Still, fundamentally two items do stand out. One, the company has guided Wall Street to capex expectations of $2.4 billion for 2018. The corporation has seen the numbers improve at remodeled locations. Two, the firm continues to expand the rollout of fresh beef in place of the frozen variety nationwide. Have you tried one of these new burgers? Mmm. Trust this guy, a McDonald's hamburger is now much, much tastier than you think. (My opinion, I have a hunch that I will sell these shares above $170.)
4) Apple Inc. (AAPL) . Yeah, I know Apple hired John Giannandrea to put a fire under their artificial intelligence program. I can talk on end about the firm's eco-system, and how that is the one factor that can both corral its clients even if they are inclined to break away, and provide in the end a continuous revenue stream.
None of that is why I added.
I like the way that CEO Tim Cook differentiated Apple last week, not only from Facebook, Inc. (FB) , but from all of the internet stocks that collect the data of their customers. Wall Street knocked Cook for knocking a fellow CEO. Baloney. He put a flag in the ground, and said "Not us." I think the man showed leadership last week.
The Plight of Facebook
Yep, I'm the guy that wrote the article "Don't Buy Facebook's Stock on a Dip Here" published on March 19. The article, based really on instinct at the time, laid out why the stock would fall further. I also discussed three lines of potential rising support. It was close to that third and final line where the stock has finally found some help. So, is Facebook safe yet?

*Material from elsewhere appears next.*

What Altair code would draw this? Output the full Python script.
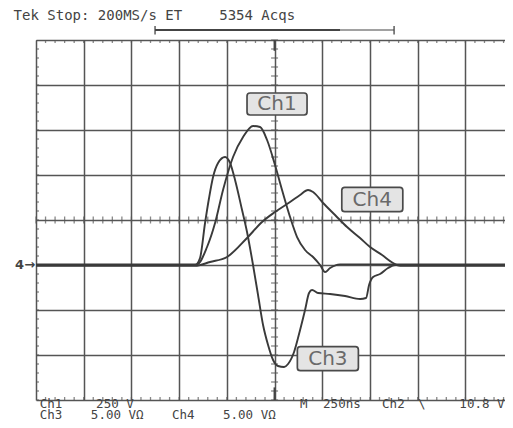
import altair as alt
import pandas as pd

# ---------------- data (screen divisions: x -5..5, y -4..4) ----------------
ch1_x = [-5.0, -1.625, -1.415, -1.247, -1.080, -0.870, -0.660, -0.451, -0.304, -0.157,
         0.010, 0.157, 0.325, 0.472, 0.639, 0.807, 0.954, 1.059, 1.164, 1.373, 5.0]
ch1_y = [-0.985, -0.985, -0.60, -0.067, 0.667, 1.40, 1.844, 2.089, 2.067, 1.778,
         1.222, 0.667, 0.067, -0.378, -0.667, -0.822, -1.0, -1.156, -1.067, -0.985, -0.985]

ch3_x = [-5.0, -1.667, -1.562, -1.457, -1.373, -1.289, -1.184, -1.038, -0.933, -0.828,
         -0.681, -0.577, -0.451, -0.346, -0.241, -0.136, -0.031, 0.073, 0.199, 0.283,
         0.409, 0.535, 0.639, 0.723, 0.786, 0.912, 1.164, 1.478, 1.792, 1.918, 1.981,
         2.065, 2.212, 2.379, 2.526, 5.0]
ch3_y = [-1.0, -1.0, -0.844, -0.067, 0.489, 0.956, 1.267, 1.40, 1.267, 0.889,
         0.222, -0.267, -1.0, -1.667, -2.333, -2.778, -3.111, -3.244, -3.267, -3.20,
         -2.933, -2.444, -2.0, -1.622, -1.556, -1.622, -1.644, -1.689, -1.756, -1.733, -1.444,
         -1.267, -1.20, -1.067, -1.0, -1.0]

ch4_x = [-5.0, -1.667, -1.352, -0.996, -0.577, -0.262, 0.010, 0.325, 0.535, 0.702,
         0.807, 1.017, 1.268, 1.520, 1.792, 2.002, 2.254, 2.484, 2.631, 5.0]
ch4_y = [-1.02, -1.02, -0.933, -0.822, -0.40, -0.044, 0.178, 0.40, 0.556, 0.667,
         0.622, 0.378, 0.111, -0.156, -0.40, -0.60, -0.778, -0.956, -1.02, -1.02]

X_RIGHT = 4.83   # the screen is cut off just before the right border
x_major = [-5, -4, -3, -2, -1, 0, 1, 2, 3, 4]
y_major = [-4, -3, -2, -1, 0, 1, 2, 3, 4]
x_minor = [round(-5 + 0.2 * i, 2) for i in range(50)]
y_minor = [round(-4 + 0.2 * i, 2) for i in range(41)]

label_names = ["Ch1", "Ch4", "Ch3"]
label_x = [-0.577, 1.409, 0.478]
label_x2 = [0.681, 2.688, 1.757]
label_y = [2.822, 0.727, -2.815]
label_y2 = [2.333, 0.184, -3.348]

top_text = ["Tek Stop: 200MS/s ET", "5354 Acqs"]
top_x = [-5.47, -1.16]
top_y = [4.54, 4.54]

bottom_text = ["Ch1", "250 V", "M", "250ns", "Ch2", "\\",
               "Ch3", "5.00 V\u03a9", "Ch4", "5.00 V\u03a9"]
bottom_x = [-4.92, -3.74, 0.535, 1.017, 2.254, 3.008,
            -4.92, -3.85, -2.149, -1.08]
bottom_y = [-4.09, -4.09, -4.09, -4.09, -4.09, -4.09,
            -4.325, -4.325, -4.325, -4.325]
right_text = ["10.8 V"]
right_x = [4.82]
right_y = [-4.09]

# ---------------- tables ----------------
rows = []
for name, xs_, ys_ in [("Ch1", ch1_x, ch1_y), ("Ch3", ch3_x, ch3_y), ("Ch4", ch4_x, ch4_y)]:
    for i, (a, b) in enumerate(zip(xs_, ys_)):
        rows.append({"ch": name, "i": i, "x": a, "y": b})
traces = pd.DataFrame(rows)

xs = alt.Scale(domain=[-5, X_RIGHT], nice=False, zero=False)
ys = alt.Scale(domain=[-4, 4], nice=False, zero=False)
INK = "#444444"
GRID = "#555555"
FONT = "DejaVu Sans Mono"

grid_base = alt.Chart(pd.DataFrame({"x": [0]})).mark_point(opacity=0).encode(
    x=alt.X("x:Q", scale=xs, axis=alt.Axis(values=x_major, grid=True, labels=False, ticks=False,
                                             domain=False, title=None, gridColor=GRID, gridWidth=1.5)),
    y=alt.Y("x:Q", scale=ys, axis=alt.Axis(values=y_major, grid=True, labels=False, ticks=False,
                                             domain=False, title=None, gridColor=GRID, gridWidth=1.5)),
)

# minor ticks on the center lines
cx = pd.DataFrame({"x": x_minor, "y": [0] * len(x_minor)})
cy = pd.DataFrame({"y": y_minor, "x": [0] * len(y_minor)})
tick_cx = alt.Chart(cx).mark_tick(orient="vertical", size=7, thickness=1.3, color=GRID).encode(
    x=alt.X("x:Q", scale=xs), y=alt.Y("y:Q", scale=ys))
tick_cy = alt.Chart(cy).mark_tick(orient="horizontal", size=7, thickness=1.3, color=GRID).encode(
    x=alt.X("x:Q", scale=xs), y=alt.Y("y:Q", scale=ys))

# border ticks (clipped so only the inner half shows)
bt = pd.DataFrame({"x": x_minor * 2, "y": [4] * len(x_minor) + [-4] * len(x_minor)})
bl = pd.DataFrame({"y": y_minor, "x": [-5] * len(y_minor)})
tick_bt = alt.Chart(bt).mark_tick(orient="vertical", size=6, thickness=1.3, color=GRID, clip=True).encode(
    x=alt.X("x:Q", scale=xs), y=alt.Y("y:Q", scale=ys))
tick_bl = alt.Chart(bl).mark_tick(orient="horizontal", size=6, thickness=1.3, color=GRID, clip=True).encode(
    x=alt.X("x:Q", scale=xs), y=alt.Y("y:Q", scale=ys))

lines = alt.Chart(traces).mark_line(color="#3a3a3a", strokeWidth=1.9, interpolate="monotone", clip=True).encode(
    x=alt.X("x:Q", scale=xs), y=alt.Y("y:Q", scale=ys), detail="ch:N", order="i:Q")

labels = pd.DataFrame({"t": label_names, "x": label_x, "x2": label_x2, "y": label_y, "y2": label_y2})
boxes = alt.Chart(labels).mark_rect(fill="#e4e4e4", stroke="#4a4a4a", strokeWidth=1.7, cornerRadius=3).encode(
    x=alt.X("x:Q", scale=xs), x2="x2:Q", y=alt.Y("y:Q", scale=ys), y2="y2:Q")
labels["cx"] = (labels["x"] + labels["x2"]) / 2
labels["cy"] = (labels["y"] + labels["y2"]) / 2
box_text = alt.Chart(labels).mark_text(font="DejaVu Sans", fontSize=20, color="#6a6a6a", align="center",
                                       baseline="middle").encode(
    x=alt.X("cx:Q", scale=xs), y=alt.Y("cy:Q", scale=ys), text="t:N")

def text_layer(texts, xv, yv, size, align):
    df = pd.DataFrame({"t": texts, "x": xv, "y": yv})
    return alt.Chart(df).mark_text(font=FONT, fontSize=size, color=INK, align=align,
                                   baseline="middle", clip=False).encode(
        x=alt.X("x:Q", scale=xs), y=alt.Y("y:Q", scale=ys), text="t:N")

top_marks = text_layer(top_text, top_x, top_y, 14, "left")
bottom_marks = text_layer(bottom_text, bottom_x, bottom_y, 12.5, "left")
right_marks = text_layer(right_text, right_x, right_y, 12.5, "right")

# record-length bracket at the top
br = pd.DataFrame({"x": [-2.505, 1.373], "x2": [1.373, 2.505], "y": [4.222, 4.222], "w": [2.2, 1.2]})
bracket = alt.Chart(br).mark_rule(color=INK, clip=False).encode(
    x=alt.X("x:Q", scale=xs), x2="x2:Q", y=alt.Y("y:Q", scale=ys),
    strokeWidth=alt.StrokeWidth("w:Q", scale=None, legend=None))
caps = pd.DataFrame({"x": [-2.505, 2.505], "y": [4.31, 4.31], "y2": [4.12, 4.12]})
bracket_caps = alt.Chart(caps).mark_rule(color=INK, strokeWidth=1.3, clip=False).encode(
    x=alt.X("x:Q", scale=xs), y=alt.Y("y:Q", scale=ys), y2="y2:Q")

# trigger markers on center line top & bottom
trig = pd.DataFrame({"x": [0, 0], "y": [4.0, -4.0], "y2": [3.76, -3.72]})
trig_marks = alt.Chart(trig).mark_rule(color=INK, strokeWidth=2).encode(
    x=alt.X("x:Q", scale=xs), y=alt.Y("y:Q", scale=ys), y2="y2:Q")

# channel ground marker on the left
gm = pd.DataFrame({"t": ["4\u2192"], "x": [-5.02], "y": [-1.0]})
gmark = alt.Chart(gm).mark_text(font="DejaVu Sans", fontSize=13, fontWeight="bold", color=INK, align="right",
                                baseline="middle", clip=False).encode(
    x=alt.X("x:Q", scale=xs), y=alt.Y("y:Q", scale=ys), text="t:N")

chart = alt.layer(
    grid_base, tick_cx, tick_cy, tick_bt, tick_bl, lines, boxes, box_text,
    top_marks, bottom_marks, right_marks, bracket, bracket_caps, trig_marks, gmark
).properties(
    width=469, height=360,
    autosize=alt.AutoSizeParams(type="none"),
    padding={"left": 28, "top": 32, "right": 0, "bottom": 20},
    background="white",
).configure_view(stroke=None)

chart.save("out.html", embed_options={"renderer": "svg", "actions": False})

Safe? No. Has it bottomed? That's another question. As far as FANGs go, the stock is fundamentally cheap. Might the underlying fundamentals remain intact? They could. None of my friends have left the service. Then again, I am in my mid-50s. My sons and one of my closest co-workers are all in their twenties. None of them use Facebook, or even express an interest in ever using the forum. In fact, they kind of laugh at the idea.
CEO Mark Zuckerberg has finally agreed to appear before Congress to address the recent data privacy scandals. I guess he has to after embarrassing himself by avoiding appearing before the U.K. Parliament. A reputation is a terrible thing to waste.
Morgan Stanley and Deutsche Bank have both cut price targets for Facebook in recent days. Why? Simple. If Facebook is to terminate any relationships with third-party data providers, then the firm will realize less revenue. If advertisers take offense or feel that their own customers will take offense at what has transpired, then, again, this means less revenue.
Bottom line: You will likely see this week's rebound continue Thursday morning. This is both technical, and tradeable. I am not saying the stock is completely toxic. Is the name investable? Not for me.
Headline risk will increase as Zuckerberg's date with Congress approaches. He will be well coached, and will likely (has to) outperform himself to this point. The fact is that the door could swing either way coming out of that event.
Oh, the kid may want to try wearing a tie. As for my money, I'll invest elsewhere.
Economics (All Times Eastern)
08:30 - Balance of Trade (February): Expecting $-56.5B, Last $-56.6B.
08:30 - Initial Jobless Claims (Weekly): Expecting 224K, Last 215K.
10:30 - Natural Gas Inventories (Weekly): Expecting -27B cf, Last -63B cf.
13:00 - Fed Speaker: Atlanta Fed Pres. Raphael Bostic.